BB. Finally, Theo Epstein doesn't strike me as one to rest of his laurels. What moves do you think the Sox will make to remain on top next year?
Allen Barra: I think Theo Epstein made several wrong moves last year and simply got away with it. I have a strong suspicion, for instance, that by the All-Star game next year, no one is going to be bragging about replacing Nomar with Cabrera.
Rich Lederer: Theo will end up re-signing one or two players that he would have let go had the team not won the World Series. However, he will also be in a position to add as much talent as is lost. The cast of characters may change somewhat, but the Red Sox will be as competitive next year as they were this past year.
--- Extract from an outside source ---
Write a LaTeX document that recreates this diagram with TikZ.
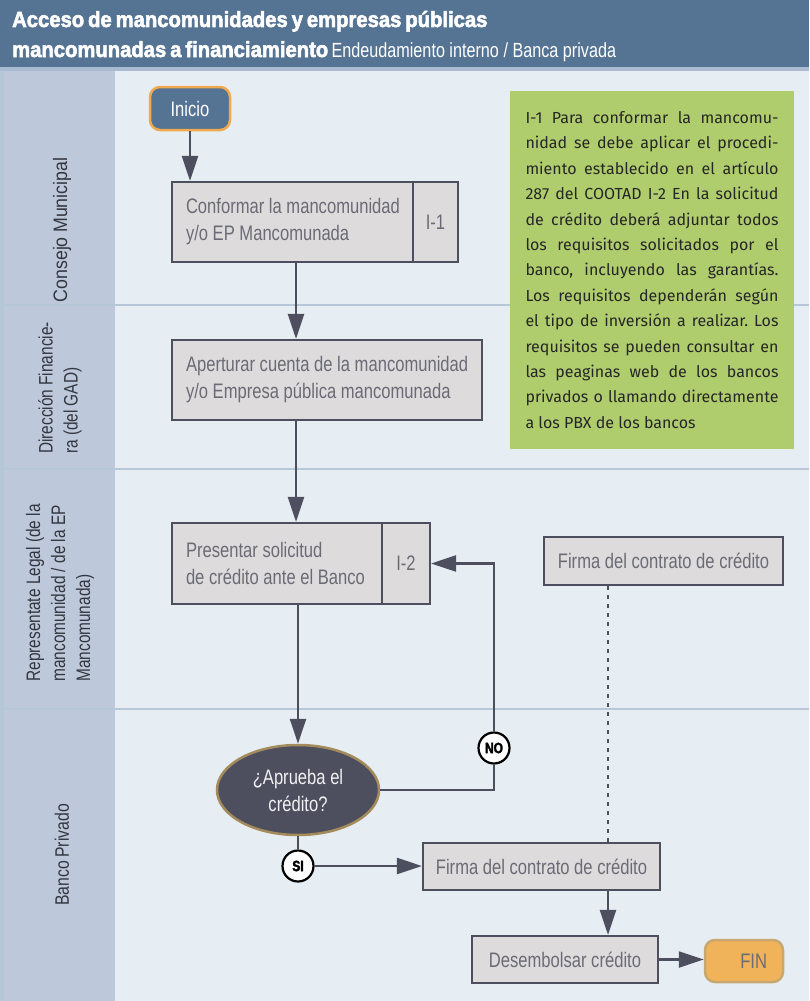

Glenn Stout: I think Boston’s challenge will be not to confuse their plan with their players. If they think the players are interchangeable and that their approach is why they’ve won, they’re seriously deluded. Epstein’s success, just like Brian Cashman, is dependent on the credit card from ownership. If Boston wants to stay where they are, given what they will likely lose this off-season, they need to keep spending, and even increase spending. I don’t think Red Sox fans will exhibit much patience if they slip back and cut back on spending too much, which I really think is the long-term goal of ownership, in addition to parlaying this win into a new ballpark, which I think is on the horizon. Let’s not lose sight of the fact that in the season the Red Sox finally won, 2004, they did so by finally matching, or nearly matching, the Yankees in spending, something they had never, ever done before, and something that if they had done in the past, and I’m talking for most of the last seventy years, they would have, and should have, won a number of times. Not that they didn’t make other smart decisions (Ortiz, Mueller, Millar) but they went out and bought the best starter and the best reliever, then could still afford to have several starting players from playoff teams on their bench (Roberts and Mientkiewicz). That gave them what they had never had before – enough pitching and enough depth to compete with the Yankees and win in the playoffs.